Microstates of the cortical brain-heart axis

Abstract

Electroencephalographic (EEG) microstates are brain states with quasi-stable scalp topography. Whether such states extend to the body level, that is, the peripheral autonomic nerves, remains unknown. We hypothesized that microstates extend at the brain-heart axis level as a functional state of the central autonomic network. Thus, we combined the EEG and heartbeat dynamics series to estimate the directional information transfer originating in the cortex targeting the sympathovagal and parasympathetic activity oscillations and vice versa for the afferent functional direction. Data were from two groups of participants: 36 healthy volunteers who were subjected to cognitive workload induced by mental arithmetic, and 26 participants who underwent physical stress induced by a cold pressure test. All participants were healthy at the time of the study. Based on statistical testing and goodness-of-fit evaluations, we demonstrated the existence of microstates of the functional brain-heart axis, with emphasis on the cerebral cortex, since the microstates are derived from EEG. Such nervous-system microstates are spatio-temporal quasi-stable states that exclusively refer to the efferent brain-to-heart direction. We demonstrated brain-heart microstates that could be associated with specific experimental conditions as well as brain-heart microstates that are non-specific to tasks.
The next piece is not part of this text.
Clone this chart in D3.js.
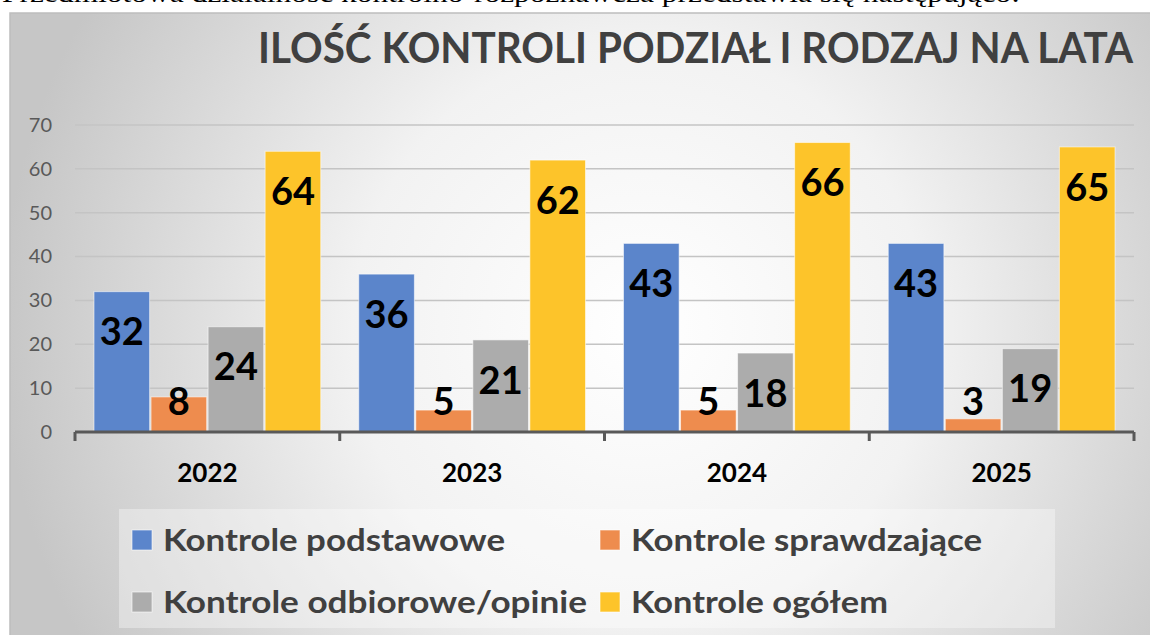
<!DOCTYPE html>
<html>
<head>
<meta charset="utf-8">
<script src="https://cdn.jsdelivr.net/npm/d3@7"></script>
<style>
  html, body { margin: 0; padding: 0; background: #fff; overflow: hidden; }
  svg { display: block; }
</style>
</head>
<body>
<div class="graph"></div>
<script>
const width = 1150;
const height = 635;

// data
const years = ["2022", "2023", "2024", "2025"];
const seriesNames = ["Kontrole podstawowe", "Kontrole sprawdzające", "Kontrole odbiorowe/opinie", "Kontrole ogółem"];
const podstawowe = [32, 36, 43, 43];
const sprawdzajace = [8, 5, 5, 3];
const odbiorowe = [24, 21, 18, 19];
const ogolem = [64, 62, 66, 65];
const yTicks = [0, 10, 20, 30, 40, 50, 60, 70];
const colors = ["#5b85cb", "#ee8c4e", "#acacac", "#fdc42a"];

const series = [podstawowe, sprawdzajace, odbiorowe, ogolem];
const rows = years.map((y, i) => ({ year: y, values: series.map(s => s[i]) }));

const font = "Lato, 'Open Sans', sans-serif";

const svg = d3.select(".graph")
  .append("svg")
  .attr("width", width)
  .attr("height", height);

const defs = svg.append("defs");
const grad = defs.append("radialGradient")
  .attr("id", "bg")
  .attr("gradientUnits", "userSpaceOnUse")
  .attr("cx", 640).attr("cy", 330).attr("r", 640);
grad.append("stop").attr("offset", "0%").attr("stop-color", "#ffffff");
grad.append("stop").attr("offset", "45%").attr("stop-color", "#f2f2f2");
grad.append("stop").attr("offset", "100%").attr("stop-color", "#c6c6c6");

// cropped line of document text above the chart (cut off in the source too)
svg.append("text")
  .attr("x", 2)
  .attr("y", 2)
  .attr("textLength", 1018)
  .attr("lengthAdjust", "spacingAndGlyphs")
  .style("font-family", "'Liberation Serif', serif")
  .style("font-size", "26px")
  .attr("fill", "#000")
  .text("Przedmiotowa działalność kontrolno-rozpoznawcza przedstawia się następująco:");

// chart card
svg.append("rect")
  .attr("x", 10).attr("y", 13)
  .attr("width", 1145).attr("height", 630)
  .attr("fill", "url(#bg)")
  .attr("stroke", "#bdbdbd")
  .attr("stroke-width", 1.5);

svg.append("text")
  .attr("x", 1133)
  .attr("y", 63)
  .attr("text-anchor", "end")
  .attr("textLength", 875)
  .attr("lengthAdjust", "spacingAndGlyphs")
  .style("font-family", font)
  .style("font-weight", 700)
  .style("font-size", "42px")
  .attr("fill", "#404040")
  .text("ILOŚĆ KONTROLI PODZIAŁ I RODZAJ NA LATA");

const plot = { left: 75, right: 1134, top: 125, bottom: 432 };

const y = d3.scaleLinear()
  .domain([0, 70])
  .range([plot.bottom, plot.top]);

const x0 = d3.scaleBand()
  .domain(years)
  .range([plot.left, plot.right])
  .padding(0);

const x1 = d3.scaleBand()
  .domain(d3.range(series.length))
  .range([19, x0.bandwidth() - 19])
  .paddingInner(0.025);

// gridlines
svg.append("g")
  .selectAll("line")
  .data(yTicks.filter(t => t > 0))
  .join("line")
  .attr("x1", plot.left).attr("x2", plot.right)
  .attr("y1", d => y(d)).attr("y2", d => y(d))
  .attr("stroke", "#c4c4c4")
  .attr("stroke-width", 1.5);

// y labels
const yAxis = d3.axisLeft(y).tickValues(yTicks).tickSize(0).tickPadding(0);
const gy = svg.append("g")
  .attr("transform", "translate(52,0)")
  .call(yAxis);
gy.select(".domain").remove();
gy.selectAll("text")
  .style("font-family", font)
  .style("font-size", "20px")
  .attr("fill", "#595959");

// bars
const groups = svg.append("g")
  .selectAll("g")
  .data(rows)
  .join("g")
  .attr("transform", d => `translate(${x0(d.year)},0)`);

groups.selectAll("rect")
  .data(d => d.values)
  .join("rect")
  .attr("x", (d, i) => x1(i))
  .attr("y", d => y(d))
  .attr("width", x1.bandwidth())
  .attr("height", d => plot.bottom - y(d))
  .attr("fill", (d, i) => colors[i])
  .attr("stroke", "rgba(255,255,255,0.55)")
  .attr("stroke-width", 1);

groups.selectAll("text")
  .data(d => d.values)
  .join("text")
  .attr("x", (d, i) => x1(i) + x1.bandwidth() / 2)
  .attr("y", d => Math.min(y(d) + 40, 401))
  .attr("dy", "0.36em")
  .attr("text-anchor", "middle")
  .style("font-family", font)
  .style("font-weight", 700)
  .style("font-size", "38px")
  .attr("fill", "#000")
  .text(d => d);

// x axis
const xAxis = d3.axisBottom(x0).tickSize(0).tickPadding(0);
const gx = svg.append("g")
  .attr("transform", `translate(0,${plot.bottom})`)
  .call(xAxis);
gx.select(".domain").remove();
gx.append("line")
  .attr("x1", plot.left).attr("x2", plot.right)
  .attr("stroke", "#595959").attr("stroke-width", 3);
gx.selectAll(".bound")
  .data(years.map(d => x0(d)).concat([plot.right]))
  .join("line")
  .attr("class", "bound")
  .attr("x1", d => d).attr("x2", d => d)
  .attr("y1", 0).attr("y2", 9)
  .attr("stroke", "#595959").attr("stroke-width", 3);
gx.selectAll(".tick text")
  .attr("y", 50)
  .attr("dy", 0)
  .style("font-family", font)
  .style("font-weight", 700)
  .style("font-size", "26px")
  .attr("fill", "#000");

// legend
svg.append("rect")
  .attr("x", 119).attr("y", 509)
  .attr("width", 936).attr("height", 119)
  .attr("fill", "rgba(255,255,255,0.35)");

const legendPos = [[132, 540], [600, 540], [132, 602], [600, 602]];
const legendWidths = [342, 351, 424, 257];
const legend = svg.append("g")
  .selectAll("g")
  .data(seriesNames)
  .join("g")
  .attr("transform", (d, i) => `translate(${legendPos[i][0]},${legendPos[i][1]})`);

legend.append("rect")
  .attr("x", 0).attr("y", -10)
  .attr("width", 20).attr("height", 20)
  .attr("fill", (d, i) => colors[i])
  .attr("stroke", "rgba(255,255,255,0.6)");

legend.append("text")
  .attr("x", 31)
  .attr("y", 0)
  .attr("dy", "0.36em")
  .attr("textLength", (d, i) => legendWidths[i])
  .attr("lengthAdjust", "spacingAndGlyphs")
  .style("font-family", font)
  .style("font-weight", 700)
  .style("font-size", "30px")
  .attr("fill", "#404040")
  .text(d => d);
</script>
</body>
</html>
Keywords: EEG; HRV; brain-heart; microstates.

FIGURE 1

Experimental results from the cognitive workload (CW) dataset. The left column makes explicit the direction of the brain‐heart interplay (BHI) and heart rate variability (HRV) frequency band involved; the right column reports the global explained variance (GEV), as median across‐subject ± standard deviation, associated to the backfitting operation on the microstate prototypes, which are represented in the central part of the figure.

FIGURE 2

Graphical representation of the brain‐heart interplay (BHI) microstates occurrences in the two experimental conditions of the CW dataset, for both the heart rate variability (HRV) frequency bands considered (top panel for $C_{\text{Brain}\to \mathrm{LF}}$, and bottom panel for $C_{\text{Brain}\to \mathrm{HF}}$. Each histogram's bar represents the subject‐wise sample given by the number of occurrences of given microstates (whose prototype topography is represented at the basis of the histogram bar).

FIGURE 3

Experimental results from the cold pressor test (CPT) dataset. The left column makes explicit the direction of the brain‐heart interplay (BHI) and HRV‐frequency band involved; the right column reports the global explained variance (GEV), as median across‐subject $\pm$ standard deviation, associated with the backfitting operation on the microstates prototypes, which are represented in the central part of the figure.

FIGURE 4

p‐values associated to global dissimilarity (GD) calculated for all BHI brain‐to‐LF (left panel) and brain‐to‐HF (right panel) microstates, extracted during resting state in CPT dataset (rows) and CW dataset (columns). Colored cells and bold text highlight significant GD (p‐value $<.05$).

FIGURE 5

Schematic representation of the proposed computational methodology.